I brought them home and contemplated them, while they contemplated me.
I will have to find a place for them, but don’t yet know where that will be. Part of me wants to hide them but the other part wants to put them somewhere to see them everyday so that they become just objects again.
A return to sewing
Although I had a long break from doing creative things, with a 30 year break in my crocheting and knitting, I have done some sewing on and off during the years. My mum was a brilliant seamstress and made a lot of my clothes when I was little. She’s made cushions and curtains and tablecloths for my home in the last few years and I did a little bit of dressmaking about 20 years ago and we enjoyed doing cross stitch together when my children were small.
But for the last 10 years or so, I haven’t done that much. Being a single parent, I had to focus on the day job and being the breadwinner as well as supporting my children through school and college. Now they are both at university, and because I don’t have my mum to visit and spend time with, I have a lot more time. I’ve chosen to fill it being creative and this has been a very good decision I think as its given me a sense of achievement and goals to aim for. I’ve also met a lot of like-minded people both in real life and in the virtual world on Facebook, blogland and Instagram.
Having got back into crochet and knitting, I thought 2015 would be the year I also got back into sewing. Not really dressmaking yet but I have always loved the idea of making patchwork.
During January I’ve been going to a local group and have been picking the brains of a friend who learned quilting when she lived in Australia.
I’m starting small with a patchwork cushion and its coming along. I’ve done some of the stitching by hand and some by machine to practice both. Its not perfect, I’ve made loads of mistakes but I have really enjoyed the process.
A sewing station
This weekend I decided that rather than throw away my mum’s kitchen table, I would use it to set up a sewing station in my office/studio, which is the room above the large garage at my house. Its very light and perfect for working on all sorts of things and I am pleased to be ready to sew on the same machine and at the same table that my mum used. Yes, its a bit sentimental but I am a bit fan of upcycling too – why go out and buy another table when I have a perfectly good one already?

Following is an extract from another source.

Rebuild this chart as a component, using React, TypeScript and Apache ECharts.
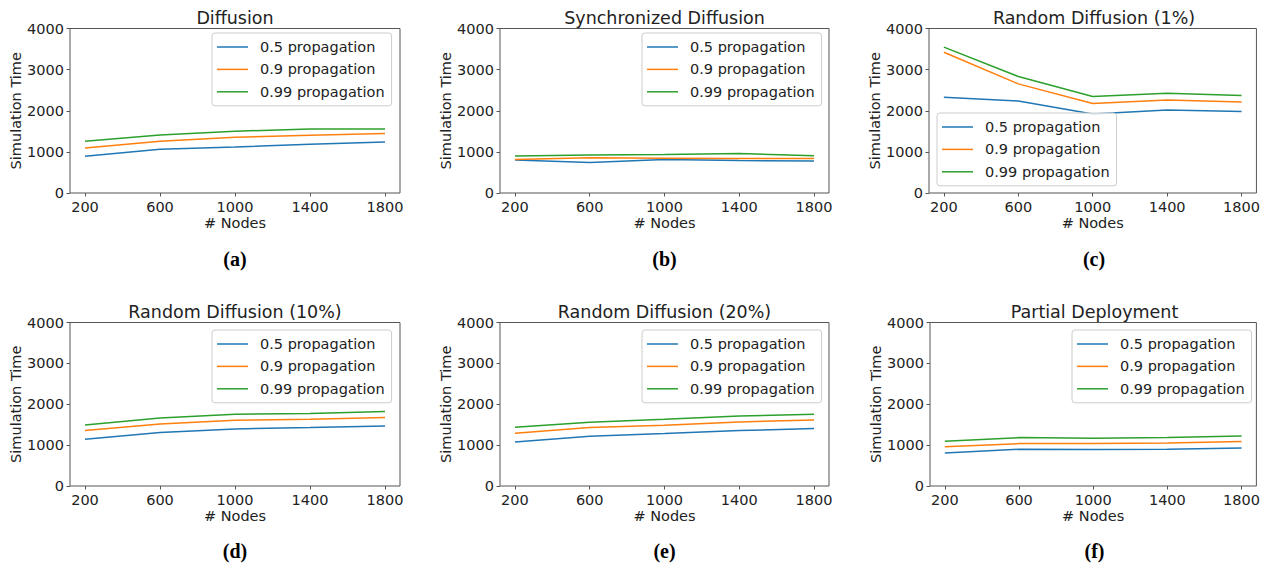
import React, { useEffect, useRef } from "react";
import * as echarts from "echarts";

const nodes = [200, 600, 1000, 1400, 1800];
const seriesNames = ["0.5 propagation", "0.9 propagation", "0.99 propagation"];
const panelTitles = [
  "Diffusion",
  "Synchronized Diffusion",
  "Random Diffusion (1%)",
  "Random Diffusion (10%)",
  "Random Diffusion (20%)",
  "Partial Deployment",
];
const panelLabels = ["(a)", "(b)", "(c)", "(d)", "(e)", "(f)"];

// (a) Diffusion
const diffusion05 = [892, 1063, 1120, 1185, 1241];
const diffusion09 = [1095, 1258, 1355, 1404, 1444];
const diffusion099 = [1258, 1412, 1501, 1558, 1558];
// (b) Synchronized Diffusion
const syncDiffusion05 = [800, 743, 816, 792, 776];
const syncDiffusion09 = [816, 857, 848, 840, 840];
const syncDiffusion099 = [897, 921, 937, 962, 905];
// (c) Random Diffusion (1%)
const random1_05 = [2329, 2239, 1923, 2020, 1980];
const random1_09 = [3424, 2653, 2174, 2264, 2215];
const random1_099 = [3546, 2832, 2345, 2426, 2369];
// (d) Random Diffusion (10%)
const random10_05 = [1143, 1306, 1396, 1429, 1469];
const random10_09 = [1355, 1518, 1608, 1633, 1673];
const random10_099 = [1494, 1665, 1755, 1771, 1820];
// (e) Random Diffusion (20%)
const random20_05 = [1078, 1216, 1282, 1355, 1404];
const random20_09 = [1290, 1429, 1486, 1567, 1616];
const random20_099 = [1437, 1559, 1633, 1714, 1755];
// (f) Partial Deployment
const partial05 = [808, 898, 890, 898, 931];
const partial09 = [963, 1037, 1037, 1053, 1086];
const partial099 = [1094, 1184, 1167, 1184, 1224];

const panelData = [
  [diffusion05, diffusion09, diffusion099],
  [syncDiffusion05, syncDiffusion09, syncDiffusion099],
  [random1_05, random1_09, random1_099],
  [random10_05, random10_09, random10_099],
  [random20_05, random20_09, random20_099],
  [partial05, partial09, partial099],
];

const colors = ["#1f77b4", "#ff7f0e", "#2ca02c"];
const FONT = "DejaVu Sans";

// layout (pixels)
const gridBoxes = [
  { left: 70, top: 28.5, width: 330, height: 164.5 },
  { left: 500, top: 28.5, width: 329, height: 164.5 },
  { left: 929, top: 28.5, width: 330, height: 164.5 },
  { left: 70, top: 322.5, width: 330, height: 163.5 },
  { left: 500, top: 322.5, width: 329, height: 163.5 },
  { left: 930, top: 322.5, width: 329, height: 163.5 },
];
const legendPos = [
  { left: 212, top: 33 },
  { left: 642, top: 33 },
  { left: 937, top: 113 },
  { left: 212, top: 330 },
  { left: 642, top: 330 },
  { left: 1072, top: 330 },
];
const labelY = [259, 259, 259, 551, 551, 551];

export default function App() {
  const ref = useRef<HTMLDivElement>(null);
  useEffect(() => {
    if (!ref.current) return;
    const chart = echarts.init(ref.current, null, { renderer: "svg" });
    const grid: any[] = [];
    const xAxis: any[] = [];
    const yAxis: any[] = [];
    const series: any[] = [];
    const title: any[] = [];
    const legend: any[] = [];
    const graphic: any[] = [];
    const axisColor = "#555555";
    const textColor = "#222222";

    gridBoxes.forEach((g, i) => {
      grid.push({
        left: g.left,
        top: g.top,
        width: g.width,
        height: g.height,
        show: true,
        borderColor: axisColor,
        borderWidth: 1,
        backgroundColor: "transparent",
        containLabel: false,
      });
      xAxis.push({
        type: "value",
        gridIndex: i,
        min: 120,
        max: 1880,
        name: "# Nodes",
        nameLocation: "middle",
        nameGap: 22,
        nameTextStyle: { fontFamily: FONT, fontSize: 14.5, color: textColor },
        axisLine: { show: false },
        splitLine: { show: false },
        axisTick: {
          show: true,
          inside: false,
          length: 3.5,
          customValues: nodes,
          lineStyle: { color: axisColor, width: 1 },
        },
        axisLabel: {
          customValues: nodes,
          margin: 6,
          fontFamily: FONT,
          fontSize: 14.5,
          color: textColor,
          formatter: (v: number) => String(v),
        },
      });
      yAxis.push({
        type: "value",
        gridIndex: i,
        min: 0,
        max: 4000,
        interval: 1000,
        name: "Simulation Time",
        nameLocation: "middle",
        nameGap: 44,
        nameTextStyle: { fontFamily: FONT, fontSize: 14.5, color: textColor },
        axisLine: { show: false },
        splitLine: { show: false },
        axisTick: {
          show: true,
          length: 3.5,
          lineStyle: { color: axisColor, width: 1 },
        },
        axisLabel: {
          margin: 6,
          fontFamily: FONT,
          fontSize: 14.5,
          color: textColor,
          formatter: (v: number) => String(v),
        },
      });
      panelData[i].forEach((vals, s) => {
        series.push({
          type: "line",
          name: seriesNames[s],
          xAxisIndex: i,
          yAxisIndex: i,
          data: nodes.map((n, k) => [n, vals[k]]),
          showSymbol: false,
          symbol: "none",
          lineStyle: { color: colors[s], width: 1.5 },
          itemStyle: { color: colors[s] },
          z: 2 + s,
        });
      });
      title.push({
        text: panelTitles[i],
        left: g.left + g.width / 2,
        textAlign: "center",
        top: g.top - 20,
        textStyle: {
          fontFamily: FONT,
          fontSize: 17.5,
          fontWeight: "normal",
          color: textColor,
        },
        padding: 0,
      });
      legend.push({
        orient: "vertical",
        left: legendPos[i].left,
        top: legendPos[i].top,
        data: seriesNames,
        icon: "rect",
        itemWidth: 31,
        itemHeight: 1.5,
        itemGap: 6.4,
        padding: [6, 7, 6, 5],
        backgroundColor: "rgba(255,255,255,0.8)",
        borderColor: "#cccccc",
        borderWidth: 1,
        borderRadius: 3,
        selectedMode: false,
        textStyle: {
          fontFamily: FONT,
          fontSize: 14.5,
          color: textColor,
          lineHeight: 16,
          padding: [0, 0, 0, 7],
        },
      });
      graphic.push({
        type: "text",
        x: g.left + g.width / 2,
        y: labelY[i],
        style: {
          text: panelLabels[i],
          textAlign: "center",
          textVerticalAlign: "middle",
          fontFamily: "Liberation Serif",
          fontWeight: "bold",
          fontSize: 20,
          fill: "#000000",
        },
      });
    });

    chart.setOption({
      animation: false,
      backgroundColor: "#ffffff",
      grid,
      xAxis,
      yAxis,
      series,
      title,
      legend,
      graphic,
    });
    return () => chart.dispose();
  }, []);
  return (
    <div
      ref={ref}
      style={{ position: "fixed", left: 0, top: 0, width: 1263, height: 567 }}
    />
  );
}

Next to the table is my lovely turquoise Ikea unit, which I will reorganise and store all of my materials and sewing bits. Although this is my first sewing project for a while, I have my mum’s stash of threads, haberdashery and quite a few nice fabrics, so I will set it up properly over the next couple of weeks.
Next to that is my mum’s ironing board, complete with her iron, which is stored in the other Ikea cabinets that I have put together back-to-back to make a cutting table. I need to put my cutting mat on there but its really all ready to go.
I’ve finished it all off with some vintage table cloths that I had stored away that my mum had kept. They are lovely both in the feel of the fabric and the design – perfect to inspire me as I sew.
What a wonderful uplifting blog. Thank you. All the best for your future craft projects. PP
Hi Penny lovely to see you. I hope you’ll visit again to see what I’m up to. Thanks so much for the comment 🙂
That jug is so pretty.
I think it is great that you use your Mum’s stuff. She must have kept it all for a reason.
Corine
x
I know Corine, my mum was from a generation that didn’t view things as disposable. She loved her home and her things and that’s why its hard to see them as unwanted now. Probably need to get a grip though or I will be in trouble with my own kids!!